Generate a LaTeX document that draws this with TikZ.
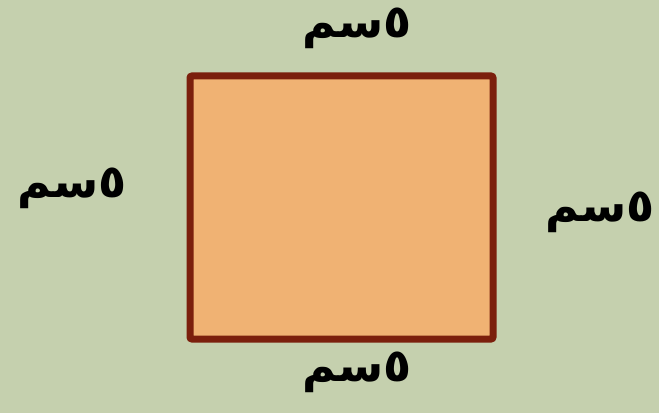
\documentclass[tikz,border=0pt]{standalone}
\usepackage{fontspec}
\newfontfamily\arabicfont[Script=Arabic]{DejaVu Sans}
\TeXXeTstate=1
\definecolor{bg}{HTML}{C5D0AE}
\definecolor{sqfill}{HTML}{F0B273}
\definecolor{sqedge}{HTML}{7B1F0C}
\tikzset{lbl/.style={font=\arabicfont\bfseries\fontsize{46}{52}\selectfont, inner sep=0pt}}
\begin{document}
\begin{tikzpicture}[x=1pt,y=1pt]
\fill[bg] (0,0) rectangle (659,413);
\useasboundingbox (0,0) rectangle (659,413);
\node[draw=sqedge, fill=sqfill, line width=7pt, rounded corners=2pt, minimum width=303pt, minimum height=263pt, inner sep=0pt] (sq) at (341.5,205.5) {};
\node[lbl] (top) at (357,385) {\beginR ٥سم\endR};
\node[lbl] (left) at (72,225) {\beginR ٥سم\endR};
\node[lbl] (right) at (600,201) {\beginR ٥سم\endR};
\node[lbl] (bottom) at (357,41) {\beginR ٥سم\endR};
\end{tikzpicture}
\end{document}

++++++++

## Problem details
Without the pictures, output the full listing exactly as it stands.

## Expected answer
Generate a LaTeX document that draws this with TikZ.
\documentclass[tikz,border=0pt]{standalone}
\usepackage{fontspec}
\newfontfamily\arabicfont[Script=Arabic]{DejaVu Sans}
\TeXXeTstate=1
\definecolor{bg}{HTML}{C5D0AE}
\definecolor{sqfill}{HTML}{F0B273}
\definecolor{sqedge}{HTML}{7B1F0C}
\tikzset{lbl/.style={font=\arabicfont\bfseries\fontsize{46}{52}\selectfont, inner sep=0pt}}
\begin{document}
\begin{tikzpicture}[x=1pt,y=1pt]
\fill[bg] (0,0) rectangle (659,413);
\useasboundingbox (0,0) rectangle (659,413);
\node[draw=sqedge, fill=sqfill, line width=7pt, rounded corners=2pt, minimum width=303pt, minimum height=263pt, inner sep=0pt] (sq) at (341.5,205.5) {};
\node[lbl] (top) at (357,385) {\beginR ٥سم\endR};
\node[lbl] (left) at (72,225) {\beginR ٥سم\endR};
\node[lbl] (right) at (600,201) {\beginR ٥سم\endR};
\node[lbl] (bottom) at (357,41) {\beginR ٥سم\endR};
\end{tikzpicture}
\end{document}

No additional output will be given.